When I got the email today from my editor at Karadi Tales with the contract – I felt elated, accomplished. It felt good. But I also wondered about why this year? None of the books I placed this year were written earlier. None were revised year after year like the story of spider I’m trying to place for years.
So what was the magic all about?
Firstly, I think I studied each of these publishers closely. I didn’t have access to their books in the UK as two are Indian publishers and the other is from US. But I read their guidelines, went through their catalogue, asked them questions about what they are expecting to see.
Then the second most important thing I did was pick the story that fits the audience – I knew the target audience of the publisher. I knew what stories I wanted to write. I religiously incorporated features the editors would like.
For example, all the 4 topics I wrote about – a clever camel, a flying umbrella, a cumulative trip, a market trip – were topics close to my heart. I like journey stories, I like stories where the protagonist meets lots of interesting characters on the way. I like clever tales, with a funny ending.

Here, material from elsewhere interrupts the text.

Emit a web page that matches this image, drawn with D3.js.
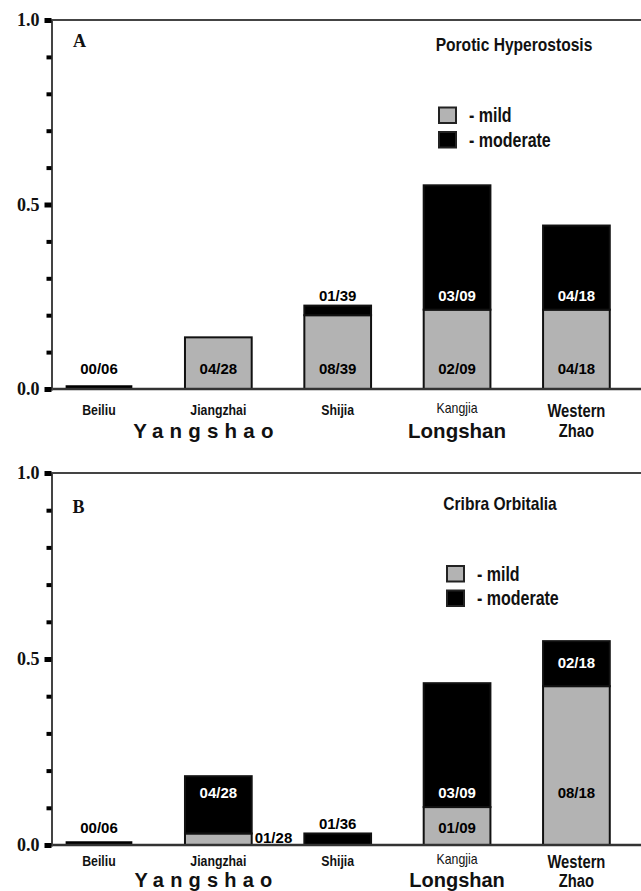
<!DOCTYPE html>
<html><head><meta charset="utf-8">
<script src="https://cdn.jsdelivr.net/npm/d3@7"></script>
<style>html,body{margin:0;padding:0;background:#fff;} svg{display:block;}</style>
</head><body>
<svg id="chart" width="641" height="891"></svg>
<script>
// ---------------- DATA ----------------
const categories = ["Beiliu", "Jiangzhai", "Shijia", "Kangjia", "Western Zhao"];
const categoryLines = [["Beiliu"], ["Jiangzhai"], ["Shijia"], ["Kangjia"], ["Western", "Zhao"]];
const groups = ["Yangshao", "Longshan"];
const groupAnchors = ["Jiangzhai", "Kangjia"];
const yTicks = [0, 0.1, 0.2, 0.3, 0.4, 0.5, 0.6, 0.7, 0.8, 0.9, 1.0];
const seriesKeys = ["mild", "moderate"];
const legendLabels = ["- mild", "- moderate"];

// Panel A: Porotic Hyperostosis
const phMild = [0, 0.14, 0.20, 0.215, 0.215];
const phModerate = [0, 0, 0.026, 0.337, 0.228];
const phMildLabels = ["00/06", "04/28", "08/39", "02/09", "04/18"];
const phModerateLabels = ["", "", "01/39", "03/09", "04/18"];

// Panel B: Cribra Orbitalia
const coMild = [0, 0.031, 0, 0.102, 0.427];
const coModerate = [0, 0.154, 0.031, 0.333, 0.121];
const coMildLabels = ["00/06", "01/28", "", "01/09", "08/18"];
const coModerateLabels = ["", "04/28", "01/36", "03/09", "02/18"];

// ---------------- LAYOUT ----------------
const panels = [
  { letter: "A", title: "Porotic Hyperostosis", mild: phMild, moderate: phModerate,
    mildLabels: phMildLabels, moderateLabels: phModerateLabels,
    mildLevels: [0.054, 0.054, 0.054, 0.054, 0.054],
    moderateLevels: [0.252, 0.252, 0.252, 0.252, 0.252],
    mildAlign: ["middle", "middle", "middle", "middle", "middle"],
    top: 20, bottom: 389, letterPos: [73, 46.5], titlePos: [514, 51],
    legendPos: [438, 106.5], catDy: 26, lineGap: 19.5, groupDy: 49, groupSize: 20.5 },
  { letter: "B", title: "Cribra Orbitalia", mild: coMild, moderate: coModerate,
    mildLabels: coMildLabels, moderateLabels: coModerateLabels,
    mildLevels: [0.046, 0.019, 0, 0.047, 0.141],
    moderateLevels: [0, 0.142, 0.058, 0.141, 0.49],
    mildAlign: ["middle", "after", "middle", "middle", "middle"],
    top: 473, bottom: 845, letterPos: [72.5, 513], titlePos: [500, 510],
    legendPos: [446, 565], catDy: 21, lineGap: 18.5, groupDy: 41.5, groupSize: 20 }
];
const catStyles = [
  { size: 15, weight: "bold", dy: 0 }, { size: 15, weight: "bold", dy: 0 },
  { size: 15, weight: "bold", dy: -0.5 }, { size: 15, weight: "normal", dy: -2.5 },
  { size: 18, weight: "bold", dy: 2 }
];
const groupOffsets = [-15, 0];
const grey = "#b3b3b3";
const axisX = 51.5, rightEdge = 641;

// ---------------- FONTS ----------------
function fontAvailable(name) {
  const c = document.createElement("canvas").getContext("2d");
  const s = "moderate Hyperostosis Western";
  c.font = "bold 40px serif"; const a = c.measureText(s).width;
  c.font = `bold 40px "${name}", serif`; const b = c.measureText(s).width;
  return Math.abs(a - b) > 0.5;
}
const hasNarrow = fontAvailable("Liberation Sans Narrow");
function narrow(sel, size, weight) {
  sel.attr("font-family", hasNarrow ? '"Liberation Sans Narrow", "Arial Narrow", sans-serif' : '"Liberation Sans", Arial, sans-serif')
     .attr("font-size", size).attr("font-weight", weight || "bold");
  if (!hasNarrow) sel.each(function () {
    const w = this.getComputedTextLength();
    d3.select(this).attr("textLength", w * 0.82).attr("lengthAdjust", "spacingAndGlyphs");
  });
}

// ---------------- DRAW ----------------
const svg = d3.select("#chart");
svg.append("rect").attr("width", 641).attr("height", 891).attr("fill", "#fff");

const x = d3.scaleBand().domain(categories).range([39.3, 636.1])
  .paddingInner(0.441).paddingOuter(0.2205);

panels.forEach(p => {
  const g = svg.append("g");
  const y = d3.scaleLinear().domain([0, 1]).range([p.bottom, p.top]);

  // frame line at 1.0
  g.append("line").attr("x1", axisX).attr("x2", rightEdge).attr("y1", y(1)).attr("y2", y(1))
    .attr("stroke", "#444").attr("stroke-width", 2);

  // bars
  const rows = categories.map((c, i) => ({ cat: c, mild: p.mild[i], moderate: p.moderate[i] }));
  const stacked = d3.stack().keys(seriesKeys)(rows);
  stacked.forEach(s => {
    g.append("g").selectAll("rect").data(s.filter(d => d[1] - d[0] > 0)).join("rect")
      .attr("x", d => x(d.data.cat)).attr("width", x.bandwidth())
      .attr("y", d => y(d[1])).attr("height", d => y(d[0]) - y(d[1]))
      .attr("fill", s.key === "mild" ? grey : "#000")
      .attr("stroke", "#111").attr("stroke-width", 2);
  });
  // zero-total markers
  g.append("g").selectAll("line").data(rows.filter(r => r.mild + r.moderate === 0)).join("line")
    .attr("x1", d => x(d.cat)).attr("x2", d => x(d.cat) + x.bandwidth())
    .attr("y1", y(0) - 1.5).attr("y2", y(0) - 1.5).attr("stroke", "#000").attr("stroke-width", 4.5);

  // baseline
  g.append("line").attr("x1", axisX).attr("x2", rightEdge).attr("y1", y(0)).attr("y2", y(0))
    .attr("stroke", "#333").attr("stroke-width", 2.5);

  // y axis
  const isMajor = d => Math.round(d * 10) % 5 === 0;
  const ax = g.append("g").attr("transform", `translate(${axisX},0)`)
    .call(d3.axisLeft(y).tickValues(yTicks).tickSizeOuter(0).tickSize(6)
      .tickFormat(d => isMajor(d) ? d3.format(".1f")(d) : ""));
  ax.select(".domain").attr("stroke", "#444").attr("stroke-width", 2);
  ax.selectAll(".tick line").attr("stroke", "#000")
    .attr("stroke-width", d => isMajor(d) ? 5 : 4).attr("x2", d => isMajor(d) ? -7 : -5);
  ax.selectAll(".tick text").attr("x", -12).attr("fill", "#111")
    .attr("font-family", '"Liberation Serif", "Times New Roman", serif')
    .attr("font-weight", "bold").attr("font-size", 18);

  // count labels
  const labelSpecs = [];
  categories.forEach((c, i) => {
    const tot = p.mild[i] + p.moderate[i];
    const colorFor = lv => (lv > p.mild[i] && lv < tot) ? "#fff" : "#000";
    if (p.mildLabels[i]) labelSpecs.push({ text: p.mildLabels[i], cat: c, lv: p.mildLevels[i], align: p.mildAlign[i], color: colorFor(p.mildLevels[i]) });
    if (p.moderateLabels[i]) labelSpecs.push({ text: p.moderateLabels[i], cat: c, lv: p.moderateLevels[i], align: "middle", color: colorFor(p.moderateLevels[i]) });
  });
  g.append("g").selectAll("text").data(labelSpecs).join("text")
    .attr("x", d => d.align === "after" ? x(d.cat) + x.bandwidth() + 3 : x(d.cat) + x.bandwidth() / 2)
    .attr("y", d => y(d.lv)).attr("dy", "0.36em")
    .attr("text-anchor", d => d.align === "after" ? "start" : "middle")
    .attr("fill", d => d.color)
    .attr("font-family", '"Liberation Sans", Arial, sans-serif')
    .attr("font-weight", "bold").attr("font-size", 15)
    .text(d => d.text);

  // category labels
  categories.forEach((c, i) => {
    const st = catStyles[i];
    categoryLines[i].forEach((line, j) => {
      const t = g.append("text").attr("x", x(c) + x.bandwidth() / 2)
        .attr("y", y(0) + p.catDy + st.dy + j * p.lineGap)
        .attr("text-anchor", "middle").attr("fill", "#111").text(line);
      narrow(t, st.size, st.weight);
    });
  });

  // group labels
  groups.forEach((gr, i) => {
    const cx = x(groupAnchors[i]) + x.bandwidth() / 2 + groupOffsets[i];
    const ls = i === 0 ? 6.2 : 0;
    g.append("text").attr("x", cx + ls / 2).attr("y", y(0) + p.groupDy)
      .attr("text-anchor", "middle").attr("fill", "#111")
      .attr("font-family", '"Liberation Sans", Arial, sans-serif')
      .attr("font-weight", "bold").attr("font-size", p.groupSize)
      .attr("letter-spacing", ls).text(gr);
  });

  // panel letter
  g.append("text").attr("x", p.letterPos[0]).attr("y", p.letterPos[1])
    .attr("font-family", '"Liberation Serif", "Times New Roman", serif')
    .attr("font-weight", "bold").attr("font-size", 18).attr("fill", "#111").text(p.letter);

  // title
  const tt = g.append("text").attr("x", p.titlePos[0]).attr("y", p.titlePos[1])
    .attr("text-anchor", "middle").attr("fill", "#111").text(p.title);
  narrow(tt, 19);

  // legend
  const lg = g.append("g").attr("transform", `translate(${p.legendPos[0]},${p.legendPos[1]})`);
  seriesKeys.forEach((k, i) => {
    lg.append("rect").attr("x", 1).attr("y", i * 24.5 + 1).attr("width", 17).attr("height", 15.5)
      .attr("fill", k === "mild" ? grey : "#000").attr("stroke", "#222").attr("stroke-width", 2);
    const lt = lg.append("text").attr("x", 31).attr("y", i * 24.5 + 15.5).attr("fill", "#111").text(legendLabels[i]);
    narrow(lt, 19.5);
  });
});
</script>
</body></html>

Once I wrote and revised many times, I incorporated some of the things the editor might like. For example, Pratham Books were going to translate the book into many languages. So I chose the language carefully. Nothing complex. I also knew they wanted a cheerful character. They absolutely loved it and sent an acceptance ahead of their review calendar.
For Farmer Falgu’s first book with Karadi Tales, I wanted to bring out the music elements. Not in the first few drafts – but I got an opportunity to edit. The editor wanted changes and gave me some overall feedback. But when I rewrote it, I also incorporated the music elements. I did some overt rhymes and rhythms. Because the publisher is primarily an audio producer, I knew the book stood a chance with those elements.
I loved the character I wrote for Karadi Tales. Farmer Falgu stuck in my head and wanted to go on a trip again. This time instead of sending him on a mission, I sent him to the market. But it turned out to be an eventful trip and Farmer Falgu conquers his problems at the end and comes out succesful.
Again I got great feedback, but some edits as well. And I loved the edits the editor had made. I understood more of what they want and how they liked some of the words, structures etc.
So, after I sold my first picture book in 2006, I’ve had 1 with GAP (As I Watch) since then and then a few e-books. But this year has been a bumper crop. Acceptance parade! And I think that’s because I’ve matured as a writer. I am able to acknowledge my strengths and weakness and play on the strengths more.
This is nowhere the end of the story. It has just begun. I want to place some picture books in the UK and some chapter books too. Have you read “A Dollop of Ghee and a Pot of Wisdom?” I want the next book now! This came out in 2009 and I want a few more to be published here.
If I wish for it loud enough, work for it hard enough, I’m sure that too will come!